If the government was really acting in the best interest of its citizens, it would stop raising taxes. According to the Tax Foundation, Americans will need to work from January 1 to April 12 before they have earned enough to pay off their taxes. Tax increases may seem like a quick way to reduce the deficit as opposed to spending cuts alone, but the bottom line is that Washington has a spending problem, not a revenue problem. A Goldman Sachs report found that tax increases usually fail to correct fiscal imbalances and are damaging to economic growth while spending cuts correct fiscal imbalances and boost growth. Milton Friedman explains in his essay titled Fallacy: Government Spending and Deficits Stimulate the Economy why government spending does not mean “stimulus”:
Getting the extra taxes, however, requires raising the rate of taxation. As a result, the taxpayer gets to keep less of each dollar earned or received as a return on investment, which reduces his or her incentive to work and to save. The resulting reduction in effort or in savings is a hidden cost of the extra spending. Far from being a stimulus to the economy, extra spending financed through higher taxes is a drag on the economy.

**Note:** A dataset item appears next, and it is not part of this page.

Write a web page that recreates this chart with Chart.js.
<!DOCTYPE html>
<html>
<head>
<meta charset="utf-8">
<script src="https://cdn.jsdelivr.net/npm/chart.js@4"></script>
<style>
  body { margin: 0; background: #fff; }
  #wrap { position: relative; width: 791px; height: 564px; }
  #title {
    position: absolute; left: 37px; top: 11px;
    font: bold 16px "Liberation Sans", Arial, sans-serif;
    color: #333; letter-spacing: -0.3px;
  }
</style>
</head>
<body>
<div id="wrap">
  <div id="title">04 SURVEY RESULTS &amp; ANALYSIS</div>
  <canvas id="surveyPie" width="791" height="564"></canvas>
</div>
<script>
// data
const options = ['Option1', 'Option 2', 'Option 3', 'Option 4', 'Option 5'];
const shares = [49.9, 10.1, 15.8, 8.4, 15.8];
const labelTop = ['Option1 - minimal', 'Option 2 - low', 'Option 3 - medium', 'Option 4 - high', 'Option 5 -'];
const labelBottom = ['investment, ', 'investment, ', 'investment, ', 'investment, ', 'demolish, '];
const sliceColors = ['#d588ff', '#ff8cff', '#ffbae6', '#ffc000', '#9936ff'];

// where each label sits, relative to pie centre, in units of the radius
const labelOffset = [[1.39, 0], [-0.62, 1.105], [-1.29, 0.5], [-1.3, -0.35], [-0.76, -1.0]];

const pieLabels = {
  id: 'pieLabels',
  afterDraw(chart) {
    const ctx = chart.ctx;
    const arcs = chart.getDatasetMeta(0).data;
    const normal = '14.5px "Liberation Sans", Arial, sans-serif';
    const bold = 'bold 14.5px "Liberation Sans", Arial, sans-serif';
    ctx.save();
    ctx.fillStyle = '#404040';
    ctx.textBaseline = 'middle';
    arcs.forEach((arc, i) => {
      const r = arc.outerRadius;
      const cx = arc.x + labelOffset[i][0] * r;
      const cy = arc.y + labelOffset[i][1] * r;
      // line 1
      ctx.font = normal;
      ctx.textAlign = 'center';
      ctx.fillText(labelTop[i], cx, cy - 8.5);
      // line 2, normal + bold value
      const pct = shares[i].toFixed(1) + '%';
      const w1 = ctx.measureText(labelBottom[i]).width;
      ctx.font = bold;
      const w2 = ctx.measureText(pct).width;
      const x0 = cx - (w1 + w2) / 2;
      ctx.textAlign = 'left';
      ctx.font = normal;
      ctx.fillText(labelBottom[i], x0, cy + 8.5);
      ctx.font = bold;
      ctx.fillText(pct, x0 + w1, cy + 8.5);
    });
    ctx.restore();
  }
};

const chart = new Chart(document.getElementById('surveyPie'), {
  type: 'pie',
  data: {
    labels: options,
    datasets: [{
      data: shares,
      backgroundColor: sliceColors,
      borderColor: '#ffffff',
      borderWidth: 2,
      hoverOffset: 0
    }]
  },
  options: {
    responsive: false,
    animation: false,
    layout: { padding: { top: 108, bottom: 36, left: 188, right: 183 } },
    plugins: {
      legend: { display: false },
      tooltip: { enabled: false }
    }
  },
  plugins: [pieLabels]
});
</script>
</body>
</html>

The $2 trillion tax increase Senate Democrats are pushing has the potential to suffocate economic growth and job creation, which would not be good news for 14 million unemployed Americans. Today, the Great Recession now has more idle workers than the Great Depression. An article in The Fiscal Times claims the employment level is nowhere near where it should be for a typical recovery:
In a typical recovery, we would have had several hundred thousand more hires per month than we are seeing now—this despite unprecedented fiscal and monetary stimulus (including the rescue of the automobile industry, whose collapse would likely have lost a million jobs).

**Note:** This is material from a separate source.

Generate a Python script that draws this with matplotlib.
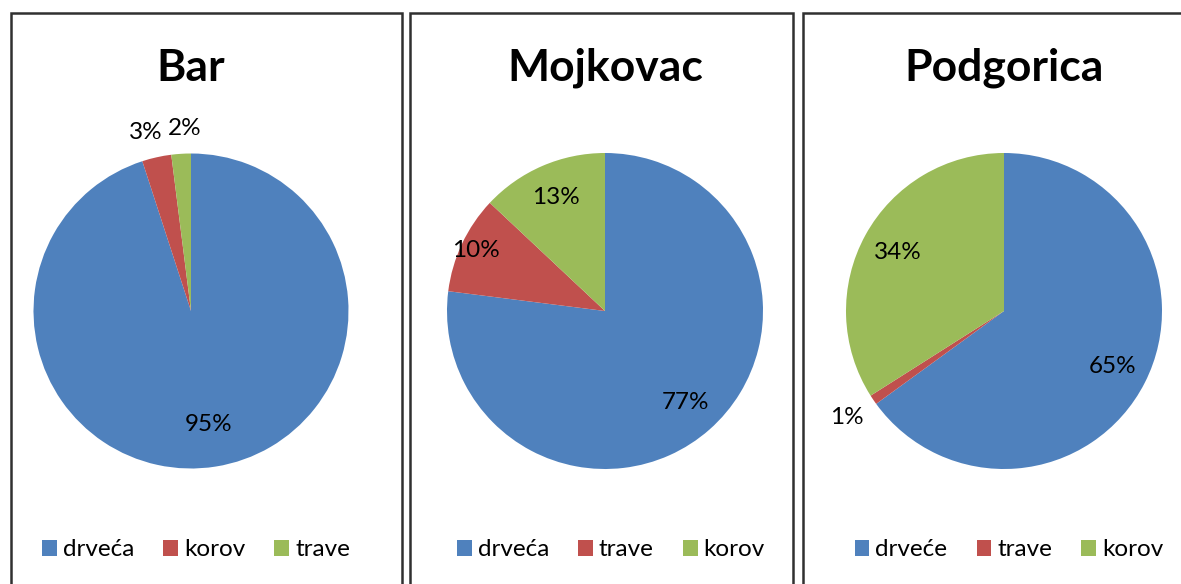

If spending binges don’t work for a family, why would they work for a government? When a family spends more than they are making, the only sensible solution would be to cut spending. Bureaucrats should take House Minority Leader Eric Cantor’s advice and be willing to share the sacrifice:
Everyone understands that Washington has been on a spending binge of late and we’ve got to start spending money the way taxpayers are right now and that’s learning how to do more with less.

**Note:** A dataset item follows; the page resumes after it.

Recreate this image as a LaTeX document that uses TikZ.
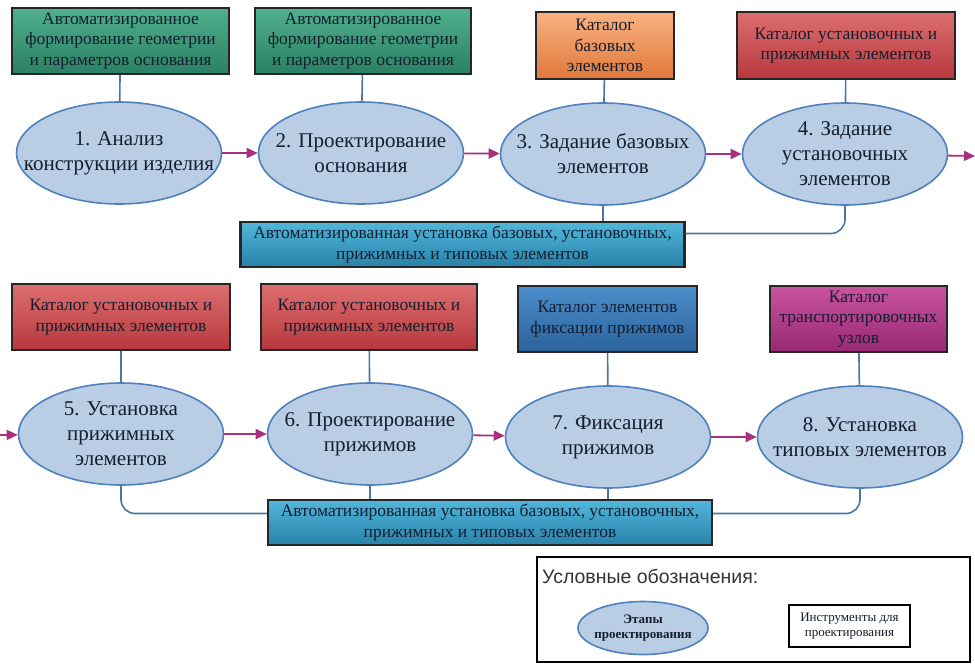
\documentclass[tikz,border=0pt]{standalone}
\usepackage{fontspec}
\setmainfont{Liberation Serif}
\newfontfamily\legendfont{Liberation Sans}
\usepackage{xcolor}
\usetikzlibrary{arrows.meta,positioning,calc,shapes.geometric}

\definecolor{ink}{HTML}{141E2E}
\definecolor{stagefill}{HTML}{B9CDE5}
\definecolor{stageline}{HTML}{4F81BD}
\definecolor{linkc}{HTML}{4A76A4}
\definecolor{flowc}{HTML}{A8307E}
\definecolor{boxline}{HTML}{262626}

\begin{document}
\begin{tikzpicture}[x=1pt,y=-1pt,
  stage/.style={ellipse, draw=stageline, line width=1.6pt, fill=stagefill,
    minimum width=205pt, minimum height=102pt, inner xsep=-30pt, inner ysep=-12pt, align=center,
    text=ink, font=\rmfamily\fontsize{21}{25}\selectfont},
  tool/.style={rectangle, draw=boxline, line width=2.2pt, inner sep=0pt,
    align=center, text=ink, font=\rmfamily\fontsize{17.5}{20.5}\selectfont},
  greenbox/.style={tool, top color={rgb,255:red,80;green,176;blue,142}, bottom color={rgb,255:red,42;green,128;blue,98}},
  orangebox/.style={tool, top color={rgb,255:red,248;green,178;blue,128}, bottom color={rgb,255:red,224;green,120;blue,60}},
  redbox/.style={tool, top color={rgb,255:red,222;green,110;blue,112}, bottom color={rgb,255:red,182;green,56;blue,60}},
  autobox/.style={tool, top color={rgb,255:red,82;green,182;blue,218}, bottom color={rgb,255:red,40;green,130;blue,170},
    minimum width=444pt, minimum height=45pt},
  fixbox/.style={tool, top color={rgb,255:red,76;green,142;blue,204}, bottom color={rgb,255:red,42;green,98;blue,156}},
  transbox/.style={tool, top color={rgb,255:red,200;green,84;blue,160}, bottom color={rgb,255:red,152;green,40;blue,116}},
  flow/.style={draw=flowc, line width=1.8pt, -{Triangle[length=11pt,width=10pt]}},
  link/.style={draw=linkc, line width=1.6pt}]

\useasboundingbox (0,0) rectangle (975,669);

% Инструменты, первая строка
\node[greenbox, minimum width=217pt, minimum height=66pt] (g1) at (120.5,41)
  {Автоматизированное\\формирование геометрии\\и параметров основания};
\node[greenbox, minimum width=216pt, minimum height=66pt] (g2) at (363,41)
  {Автоматизированное\\формирование геометрии\\и параметров основания};
\node[orangebox, minimum width=138pt, minimum height=67pt] (c3) at (605,45.5)
  {Каталог\\базовых\\элементов};
\node[redbox, minimum width=218pt, minimum height=67pt] (c4) at (846,45.5)
  {Каталог установочных и\\прижимных элементов};

% Этапы 1-4
\node[stage] (e1) at (119,153) {1. Анализ\\конструкции изделия};
\node[stage] (e2) at (361,153) {2. Проектирование\\основания};
\node[stage] (e3) at (603,154) {3. Задание базовых\\элементов};
\node[stage] (e4) at (845,154) {4. Задание\\установочных\\элементов};

\node[autobox] (a1) at (462.5,244.5)
  {Автоматизированная установка базовых, установочных,\\прижимных и типовых элементов};

% Инструменты, вторая строка
\node[redbox, minimum width=218pt, minimum height=66pt] (c5) at (121,317)
  {Каталог установочных и\\прижимных элементов};
\node[redbox, minimum width=216pt, minimum height=66pt] (c6) at (369,317)
  {Каталог установочных и\\прижимных элементов};
\node[fixbox, minimum width=179pt, minimum height=66pt] (c7) at (607.5,319)
  {Каталог элементов\\фиксации прижимов};
\node[transbox, minimum width=177pt, minimum height=66pt] (c8) at (858.5,319)
  {Каталог\\транспортировочных\\узлов};

% Этапы 5-8
\node[stage] (e5) at (121,434) {5. Установка\\прижимных\\элементов};
\node[stage] (e6) at (370,434) {6. Проектирование\\прижимов};
\node[stage] (e7) at (608,437) {7. Фиксация\\прижимов};
\node[stage] (e8) at (860,437) {8. Установка\\типовых элементов};

\node[autobox] (a2) at (490,522.5)
  {Автоматизированная установка базовых, установочных,\\прижимных и типовых элементов};

% Свободные концы стрелок у краёв
\coordinate (out1) at (975,156);
\coordinate (in2) at (0,435);

% Связи инструментов с этапами
\foreach \i in {1,2} \draw[link] (g\i) -- (e\i);
\foreach \i in {3,...,8} \draw[link] (c\i) -- (e\i);
\draw[link] (e3.south) -- (e3.south |- a1.north);
\draw[link, rounded corners=14pt] (e4.south) |- ($(a1.east)+(0,-11)$);
\draw[link] (e6.south) -- (e6.south |- a2.north);
\draw[link] (e7.south) -- (e7.south |- a2.north);
\draw[link, rounded corners=14pt] (e5.south) |- ($(a2.west)+(0,-9)$);
\draw[link, rounded corners=14pt] (e8.south) |- ($(a2.east)+(0,-9)$);

% Последовательность этапов
\foreach \i/\j in {1/2,2/3,3/4,5/6,6/7,7/8}
  \draw[flow] (e\i) -- (e\j);
\draw[flow] (e4) -- (out1);
\draw[flow] (in2) -- (e5);

% Условные обозначения
\draw[black, line width=1.4pt] (537,557) rectangle (970,662);
\node[anchor=west, inner sep=0pt, text=black!80, font=\legendfont\fontsize{19.5}{22}\selectfont] (lt) at (542,576)
  {Условные обозначения:};
\node[stage, minimum width=130pt, minimum height=53pt, font=\rmfamily\bfseries\fontsize{13}{15.5}\selectfont] (l1) at (643,628)
  {Этапы\\проектирования};
\node[tool, draw=black, line width=2pt, fill=white, minimum width=121pt, minimum height=42pt,
  font=\rmfamily\fontsize{13}{15}\selectfont] (l2) at (849.5,626) {Инструменты для\\проектирования};
\end{tikzpicture}
\end{document}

The debt crisis is not just an economic hazard but a prodigious moral issue of poor stewardship as explained in an Acton commentary by Jordan Ballor and Ray Nothstine titled The Fiscal Responsibility of Mall Rats and Bureaucrats:
Responsible stewardship of one’s material resources is a consistent and recurring biblical theme. At the conclusion of a parable on stewardship, Jesus said, “Whoever can be trusted with very little can also be trusted with much, and whoever is dishonest with very little will also be dishonest with much” (Luke 16:10 NIV). We shouldn’t be duped into granting the use of greater and greater portions of our paychecks to a federal government that has been unfaithful with what it has already claimed.
Our economy will continue to hobble along until Washington is willing to truly act as a brother’s keeper in showing that it too can share the sacrifices necessary for getting spending under control. Until then, we will pay the price for Washington’s fiscal irresponsibility and millions of Americans will continue to struggle.